» Direction
In the records below, tally every line containing "this". Report only the total.

» Exercise data
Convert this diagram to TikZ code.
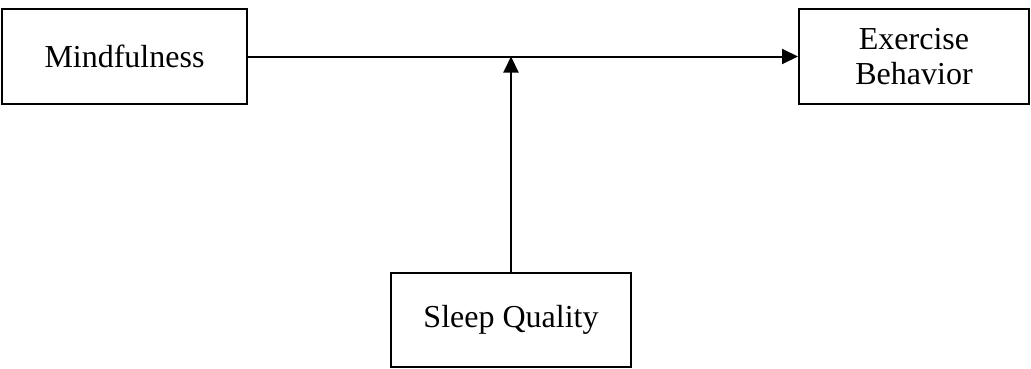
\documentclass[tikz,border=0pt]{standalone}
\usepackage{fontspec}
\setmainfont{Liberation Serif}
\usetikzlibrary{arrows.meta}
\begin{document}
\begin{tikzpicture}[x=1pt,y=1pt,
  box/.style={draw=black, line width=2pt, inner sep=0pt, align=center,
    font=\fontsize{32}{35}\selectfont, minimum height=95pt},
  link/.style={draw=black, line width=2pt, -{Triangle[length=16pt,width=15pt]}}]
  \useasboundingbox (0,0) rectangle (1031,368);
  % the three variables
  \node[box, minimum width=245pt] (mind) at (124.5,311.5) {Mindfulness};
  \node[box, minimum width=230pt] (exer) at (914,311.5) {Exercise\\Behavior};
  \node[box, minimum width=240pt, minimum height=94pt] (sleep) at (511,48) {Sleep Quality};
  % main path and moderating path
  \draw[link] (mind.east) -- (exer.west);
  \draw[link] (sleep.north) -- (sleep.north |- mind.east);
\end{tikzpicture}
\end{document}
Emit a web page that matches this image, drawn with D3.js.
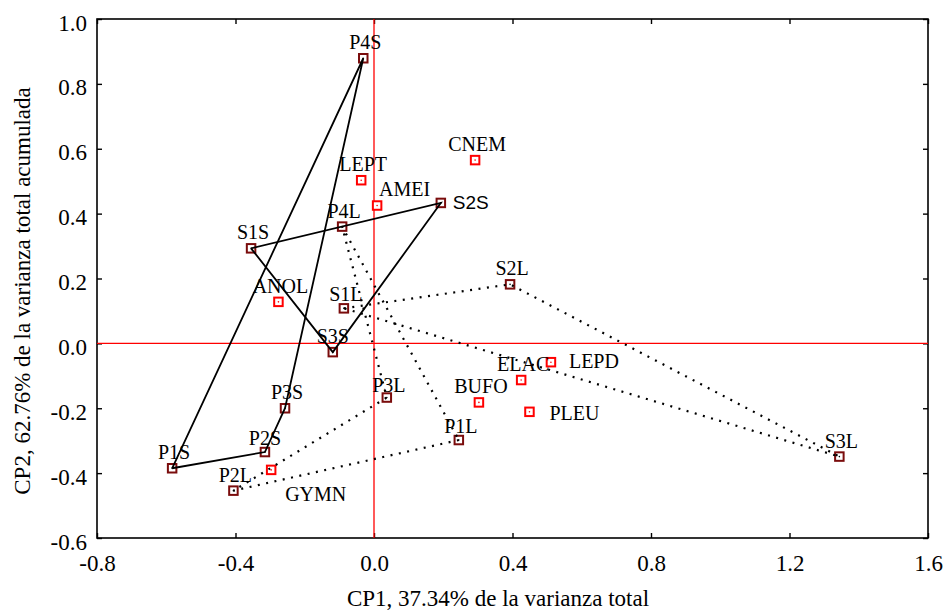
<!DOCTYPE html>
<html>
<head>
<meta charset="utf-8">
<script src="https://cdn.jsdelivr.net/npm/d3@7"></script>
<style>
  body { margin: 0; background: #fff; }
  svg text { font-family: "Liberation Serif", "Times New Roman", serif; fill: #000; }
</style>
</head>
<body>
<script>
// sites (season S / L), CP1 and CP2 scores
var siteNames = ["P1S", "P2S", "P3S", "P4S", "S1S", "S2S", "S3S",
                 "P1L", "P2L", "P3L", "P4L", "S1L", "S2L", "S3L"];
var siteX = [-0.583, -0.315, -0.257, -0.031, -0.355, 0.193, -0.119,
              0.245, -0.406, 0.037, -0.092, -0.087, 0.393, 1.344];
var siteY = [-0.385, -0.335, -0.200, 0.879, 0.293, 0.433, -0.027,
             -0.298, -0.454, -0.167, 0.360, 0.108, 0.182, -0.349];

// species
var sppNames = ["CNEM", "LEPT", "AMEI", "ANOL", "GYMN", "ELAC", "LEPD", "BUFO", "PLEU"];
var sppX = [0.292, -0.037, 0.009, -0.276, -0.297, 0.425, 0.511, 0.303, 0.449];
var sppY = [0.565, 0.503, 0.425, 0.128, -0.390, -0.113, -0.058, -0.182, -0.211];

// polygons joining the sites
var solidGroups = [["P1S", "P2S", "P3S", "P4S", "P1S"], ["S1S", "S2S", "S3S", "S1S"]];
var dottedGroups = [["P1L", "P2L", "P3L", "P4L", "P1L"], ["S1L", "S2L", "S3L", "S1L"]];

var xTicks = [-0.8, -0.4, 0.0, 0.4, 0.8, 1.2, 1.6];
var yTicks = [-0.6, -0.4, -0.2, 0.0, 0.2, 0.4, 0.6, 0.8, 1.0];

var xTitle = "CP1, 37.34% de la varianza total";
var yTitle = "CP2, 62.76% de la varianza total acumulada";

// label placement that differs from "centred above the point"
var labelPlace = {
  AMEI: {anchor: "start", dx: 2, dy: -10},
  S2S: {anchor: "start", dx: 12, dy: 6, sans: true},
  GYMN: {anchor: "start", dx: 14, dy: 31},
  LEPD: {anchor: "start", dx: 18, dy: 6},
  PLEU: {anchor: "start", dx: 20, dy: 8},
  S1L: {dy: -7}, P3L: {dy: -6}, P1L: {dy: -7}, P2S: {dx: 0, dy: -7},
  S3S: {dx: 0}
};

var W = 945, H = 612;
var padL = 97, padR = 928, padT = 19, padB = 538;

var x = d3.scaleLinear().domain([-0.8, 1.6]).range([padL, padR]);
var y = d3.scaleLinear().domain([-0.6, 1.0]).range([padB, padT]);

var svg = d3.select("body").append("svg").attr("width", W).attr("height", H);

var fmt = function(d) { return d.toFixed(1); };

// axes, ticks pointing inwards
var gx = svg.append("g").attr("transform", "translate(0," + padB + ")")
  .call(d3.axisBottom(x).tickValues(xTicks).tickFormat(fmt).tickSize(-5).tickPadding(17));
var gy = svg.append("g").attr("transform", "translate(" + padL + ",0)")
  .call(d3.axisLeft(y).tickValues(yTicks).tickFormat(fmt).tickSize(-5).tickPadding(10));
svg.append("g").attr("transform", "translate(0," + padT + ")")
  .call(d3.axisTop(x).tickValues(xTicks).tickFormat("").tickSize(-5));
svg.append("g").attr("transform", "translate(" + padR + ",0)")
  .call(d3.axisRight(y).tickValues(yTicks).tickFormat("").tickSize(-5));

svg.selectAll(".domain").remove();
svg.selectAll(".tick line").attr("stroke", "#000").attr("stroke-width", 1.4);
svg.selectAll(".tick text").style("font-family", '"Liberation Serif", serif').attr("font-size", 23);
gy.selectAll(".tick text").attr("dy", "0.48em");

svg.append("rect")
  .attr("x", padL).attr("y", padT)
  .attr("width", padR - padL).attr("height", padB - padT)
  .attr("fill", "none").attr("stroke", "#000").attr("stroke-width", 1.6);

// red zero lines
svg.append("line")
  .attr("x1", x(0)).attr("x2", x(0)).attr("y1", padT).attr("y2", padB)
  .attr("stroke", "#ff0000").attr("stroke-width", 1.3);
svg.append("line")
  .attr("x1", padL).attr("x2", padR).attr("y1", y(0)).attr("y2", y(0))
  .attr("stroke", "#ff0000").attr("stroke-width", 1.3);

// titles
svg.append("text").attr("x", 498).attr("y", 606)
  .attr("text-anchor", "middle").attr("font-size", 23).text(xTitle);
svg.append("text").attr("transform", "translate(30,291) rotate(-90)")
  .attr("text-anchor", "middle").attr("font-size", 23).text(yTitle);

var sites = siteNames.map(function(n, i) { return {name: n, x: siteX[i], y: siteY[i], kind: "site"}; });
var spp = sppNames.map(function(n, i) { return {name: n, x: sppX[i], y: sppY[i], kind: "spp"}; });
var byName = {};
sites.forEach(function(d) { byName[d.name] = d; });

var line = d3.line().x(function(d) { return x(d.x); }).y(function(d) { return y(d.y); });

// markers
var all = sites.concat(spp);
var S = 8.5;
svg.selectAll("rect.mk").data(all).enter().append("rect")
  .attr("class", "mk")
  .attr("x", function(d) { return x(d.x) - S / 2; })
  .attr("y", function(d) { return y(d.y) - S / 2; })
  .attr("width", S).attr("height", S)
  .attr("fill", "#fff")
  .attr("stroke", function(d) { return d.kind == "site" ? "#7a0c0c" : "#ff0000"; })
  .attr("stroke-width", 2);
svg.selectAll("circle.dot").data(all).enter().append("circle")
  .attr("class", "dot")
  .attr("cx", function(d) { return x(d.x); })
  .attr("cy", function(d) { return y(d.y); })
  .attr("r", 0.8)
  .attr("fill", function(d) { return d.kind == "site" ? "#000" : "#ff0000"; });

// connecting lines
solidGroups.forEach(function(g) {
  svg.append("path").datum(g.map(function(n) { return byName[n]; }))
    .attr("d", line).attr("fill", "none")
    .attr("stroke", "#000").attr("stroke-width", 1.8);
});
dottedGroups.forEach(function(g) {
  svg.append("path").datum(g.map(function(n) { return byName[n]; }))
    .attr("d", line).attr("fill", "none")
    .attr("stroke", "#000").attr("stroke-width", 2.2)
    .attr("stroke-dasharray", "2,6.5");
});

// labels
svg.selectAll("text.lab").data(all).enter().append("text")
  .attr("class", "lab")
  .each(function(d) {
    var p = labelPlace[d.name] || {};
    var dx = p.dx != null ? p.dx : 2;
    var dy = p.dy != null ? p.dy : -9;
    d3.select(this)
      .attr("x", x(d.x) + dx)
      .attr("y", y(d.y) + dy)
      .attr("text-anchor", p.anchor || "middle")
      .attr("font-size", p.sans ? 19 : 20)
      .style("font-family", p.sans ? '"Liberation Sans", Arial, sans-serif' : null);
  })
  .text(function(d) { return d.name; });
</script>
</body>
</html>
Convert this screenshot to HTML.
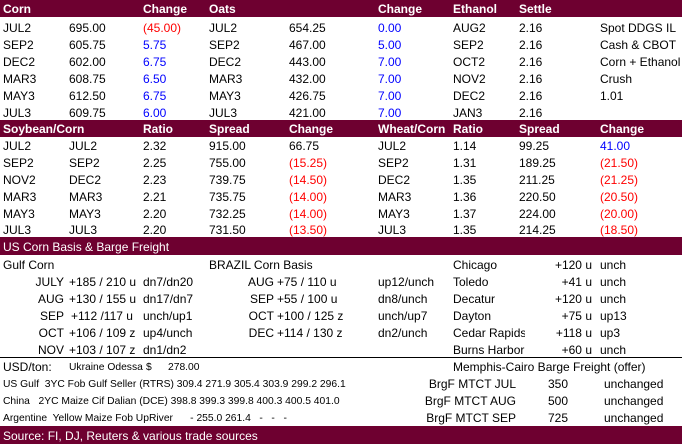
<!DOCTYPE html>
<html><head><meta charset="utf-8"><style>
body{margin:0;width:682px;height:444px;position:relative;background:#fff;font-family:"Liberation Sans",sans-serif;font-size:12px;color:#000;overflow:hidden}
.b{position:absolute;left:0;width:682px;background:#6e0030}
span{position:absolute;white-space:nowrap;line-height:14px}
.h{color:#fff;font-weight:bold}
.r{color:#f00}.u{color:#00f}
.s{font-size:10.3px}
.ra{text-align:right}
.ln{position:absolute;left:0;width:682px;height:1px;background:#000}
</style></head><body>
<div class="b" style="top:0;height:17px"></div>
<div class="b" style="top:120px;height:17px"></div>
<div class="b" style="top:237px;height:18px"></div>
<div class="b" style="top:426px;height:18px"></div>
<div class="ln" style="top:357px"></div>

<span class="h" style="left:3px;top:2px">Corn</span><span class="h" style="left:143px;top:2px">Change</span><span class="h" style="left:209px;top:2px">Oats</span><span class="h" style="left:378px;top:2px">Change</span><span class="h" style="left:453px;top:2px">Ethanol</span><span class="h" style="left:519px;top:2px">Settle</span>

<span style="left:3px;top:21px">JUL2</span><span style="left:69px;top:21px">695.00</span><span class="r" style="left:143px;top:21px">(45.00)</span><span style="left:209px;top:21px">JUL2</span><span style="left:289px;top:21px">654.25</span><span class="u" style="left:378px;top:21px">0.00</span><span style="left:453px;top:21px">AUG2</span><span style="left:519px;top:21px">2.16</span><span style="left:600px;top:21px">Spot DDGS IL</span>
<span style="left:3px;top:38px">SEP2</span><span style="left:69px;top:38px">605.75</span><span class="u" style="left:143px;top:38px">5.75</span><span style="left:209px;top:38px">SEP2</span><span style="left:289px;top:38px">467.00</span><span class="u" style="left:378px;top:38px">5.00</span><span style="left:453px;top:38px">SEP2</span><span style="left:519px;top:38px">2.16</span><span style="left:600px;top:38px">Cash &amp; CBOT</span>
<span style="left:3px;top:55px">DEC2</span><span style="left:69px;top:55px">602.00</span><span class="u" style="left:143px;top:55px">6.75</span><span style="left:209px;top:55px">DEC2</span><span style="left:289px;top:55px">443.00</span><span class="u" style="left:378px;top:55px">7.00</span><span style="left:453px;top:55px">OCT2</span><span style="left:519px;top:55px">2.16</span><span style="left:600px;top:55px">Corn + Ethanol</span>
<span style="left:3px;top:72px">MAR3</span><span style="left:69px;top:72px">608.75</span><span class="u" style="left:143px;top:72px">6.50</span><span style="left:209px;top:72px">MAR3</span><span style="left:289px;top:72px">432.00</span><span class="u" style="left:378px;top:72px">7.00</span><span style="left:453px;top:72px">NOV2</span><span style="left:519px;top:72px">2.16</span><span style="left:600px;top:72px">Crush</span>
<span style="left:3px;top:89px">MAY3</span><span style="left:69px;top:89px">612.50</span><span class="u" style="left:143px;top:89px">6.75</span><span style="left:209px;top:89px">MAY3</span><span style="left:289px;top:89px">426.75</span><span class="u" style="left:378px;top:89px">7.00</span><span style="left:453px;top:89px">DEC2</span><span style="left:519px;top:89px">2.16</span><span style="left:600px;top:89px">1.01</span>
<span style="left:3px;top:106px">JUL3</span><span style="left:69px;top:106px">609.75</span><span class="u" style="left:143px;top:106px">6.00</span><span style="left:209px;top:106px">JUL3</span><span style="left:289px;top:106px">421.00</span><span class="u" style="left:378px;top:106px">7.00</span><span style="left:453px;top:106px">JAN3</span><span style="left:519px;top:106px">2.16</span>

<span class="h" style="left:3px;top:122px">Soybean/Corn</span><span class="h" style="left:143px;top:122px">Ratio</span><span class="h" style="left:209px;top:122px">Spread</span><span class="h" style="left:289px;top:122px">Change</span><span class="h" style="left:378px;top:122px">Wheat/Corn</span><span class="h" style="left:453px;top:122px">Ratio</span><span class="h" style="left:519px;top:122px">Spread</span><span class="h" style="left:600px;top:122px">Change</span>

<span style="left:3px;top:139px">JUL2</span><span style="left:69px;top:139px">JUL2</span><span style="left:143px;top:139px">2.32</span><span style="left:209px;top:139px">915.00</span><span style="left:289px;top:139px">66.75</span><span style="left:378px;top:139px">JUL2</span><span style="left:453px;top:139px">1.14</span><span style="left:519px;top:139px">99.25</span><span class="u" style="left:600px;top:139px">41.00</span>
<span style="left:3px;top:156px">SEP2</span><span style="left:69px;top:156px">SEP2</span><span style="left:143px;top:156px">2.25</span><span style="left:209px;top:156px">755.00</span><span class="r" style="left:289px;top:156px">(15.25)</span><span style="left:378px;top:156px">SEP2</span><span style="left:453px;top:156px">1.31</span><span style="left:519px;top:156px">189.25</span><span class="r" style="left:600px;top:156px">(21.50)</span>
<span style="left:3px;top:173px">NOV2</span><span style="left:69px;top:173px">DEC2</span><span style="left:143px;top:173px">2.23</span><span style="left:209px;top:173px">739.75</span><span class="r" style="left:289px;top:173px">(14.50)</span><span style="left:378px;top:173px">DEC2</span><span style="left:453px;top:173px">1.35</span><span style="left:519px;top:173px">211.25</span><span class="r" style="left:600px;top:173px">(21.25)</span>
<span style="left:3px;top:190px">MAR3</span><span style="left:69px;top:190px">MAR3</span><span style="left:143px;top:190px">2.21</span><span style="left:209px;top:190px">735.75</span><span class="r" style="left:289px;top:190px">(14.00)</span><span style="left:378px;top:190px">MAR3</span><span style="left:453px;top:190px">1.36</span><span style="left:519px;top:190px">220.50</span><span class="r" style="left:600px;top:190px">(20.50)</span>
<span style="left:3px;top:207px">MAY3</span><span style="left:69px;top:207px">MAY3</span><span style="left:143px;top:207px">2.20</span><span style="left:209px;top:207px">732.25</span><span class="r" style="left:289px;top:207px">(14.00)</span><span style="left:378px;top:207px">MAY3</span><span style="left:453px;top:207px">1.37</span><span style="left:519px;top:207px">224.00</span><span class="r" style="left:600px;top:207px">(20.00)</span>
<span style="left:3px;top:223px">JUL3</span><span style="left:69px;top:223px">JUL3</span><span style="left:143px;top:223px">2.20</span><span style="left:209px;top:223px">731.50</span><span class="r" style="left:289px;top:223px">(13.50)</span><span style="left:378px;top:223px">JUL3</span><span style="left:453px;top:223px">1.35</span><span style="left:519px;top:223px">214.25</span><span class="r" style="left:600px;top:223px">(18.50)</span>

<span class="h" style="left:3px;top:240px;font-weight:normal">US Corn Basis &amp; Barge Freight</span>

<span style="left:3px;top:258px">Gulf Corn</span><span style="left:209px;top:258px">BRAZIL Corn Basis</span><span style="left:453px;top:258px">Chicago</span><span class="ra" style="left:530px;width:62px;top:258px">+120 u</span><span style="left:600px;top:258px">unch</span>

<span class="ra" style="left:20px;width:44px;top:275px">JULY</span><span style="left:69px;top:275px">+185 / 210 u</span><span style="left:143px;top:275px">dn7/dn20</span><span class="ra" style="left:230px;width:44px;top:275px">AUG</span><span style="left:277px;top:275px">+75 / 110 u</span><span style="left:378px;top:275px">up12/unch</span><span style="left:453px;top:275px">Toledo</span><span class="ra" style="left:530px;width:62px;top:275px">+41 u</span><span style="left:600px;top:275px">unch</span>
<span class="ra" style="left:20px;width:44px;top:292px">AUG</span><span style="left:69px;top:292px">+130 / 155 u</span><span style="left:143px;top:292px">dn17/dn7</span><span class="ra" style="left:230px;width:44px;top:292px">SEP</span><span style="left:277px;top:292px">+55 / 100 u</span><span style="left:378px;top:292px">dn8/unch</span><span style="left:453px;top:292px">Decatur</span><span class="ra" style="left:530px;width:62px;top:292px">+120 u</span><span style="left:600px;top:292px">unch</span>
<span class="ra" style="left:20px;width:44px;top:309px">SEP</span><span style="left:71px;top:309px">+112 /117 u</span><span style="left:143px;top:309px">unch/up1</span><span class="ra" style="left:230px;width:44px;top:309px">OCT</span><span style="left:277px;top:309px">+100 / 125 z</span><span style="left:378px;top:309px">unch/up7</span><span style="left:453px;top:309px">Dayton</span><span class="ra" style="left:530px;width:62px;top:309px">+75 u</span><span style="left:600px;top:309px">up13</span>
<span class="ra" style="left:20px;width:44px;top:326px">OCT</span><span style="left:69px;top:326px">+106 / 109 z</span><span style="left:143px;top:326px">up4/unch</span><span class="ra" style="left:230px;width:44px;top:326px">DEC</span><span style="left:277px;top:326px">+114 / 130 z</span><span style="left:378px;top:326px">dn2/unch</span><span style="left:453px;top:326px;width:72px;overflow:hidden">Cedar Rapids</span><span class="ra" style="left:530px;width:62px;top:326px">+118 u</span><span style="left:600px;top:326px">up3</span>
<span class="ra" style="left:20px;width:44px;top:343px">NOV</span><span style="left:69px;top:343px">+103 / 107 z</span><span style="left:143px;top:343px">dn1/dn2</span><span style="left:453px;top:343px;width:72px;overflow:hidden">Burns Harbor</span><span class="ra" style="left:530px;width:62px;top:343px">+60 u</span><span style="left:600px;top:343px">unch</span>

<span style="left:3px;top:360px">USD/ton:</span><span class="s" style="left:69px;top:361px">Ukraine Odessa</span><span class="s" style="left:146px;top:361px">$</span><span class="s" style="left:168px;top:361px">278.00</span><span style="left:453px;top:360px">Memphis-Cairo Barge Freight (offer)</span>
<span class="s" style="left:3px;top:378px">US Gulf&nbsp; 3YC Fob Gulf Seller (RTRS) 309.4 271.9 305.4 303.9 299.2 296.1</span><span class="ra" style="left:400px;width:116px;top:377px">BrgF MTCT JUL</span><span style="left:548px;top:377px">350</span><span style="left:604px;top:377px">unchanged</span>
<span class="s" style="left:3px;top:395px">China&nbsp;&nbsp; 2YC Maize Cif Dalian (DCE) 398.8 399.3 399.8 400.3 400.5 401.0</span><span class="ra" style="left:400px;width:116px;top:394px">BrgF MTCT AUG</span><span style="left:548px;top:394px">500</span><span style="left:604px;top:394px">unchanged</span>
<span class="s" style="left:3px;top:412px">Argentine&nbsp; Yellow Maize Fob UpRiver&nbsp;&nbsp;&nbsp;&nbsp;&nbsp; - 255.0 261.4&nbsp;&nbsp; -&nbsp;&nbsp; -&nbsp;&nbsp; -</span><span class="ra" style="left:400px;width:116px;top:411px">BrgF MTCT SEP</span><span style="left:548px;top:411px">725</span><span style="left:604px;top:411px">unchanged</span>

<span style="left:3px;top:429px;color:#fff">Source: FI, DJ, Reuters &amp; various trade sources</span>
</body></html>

» Reply
4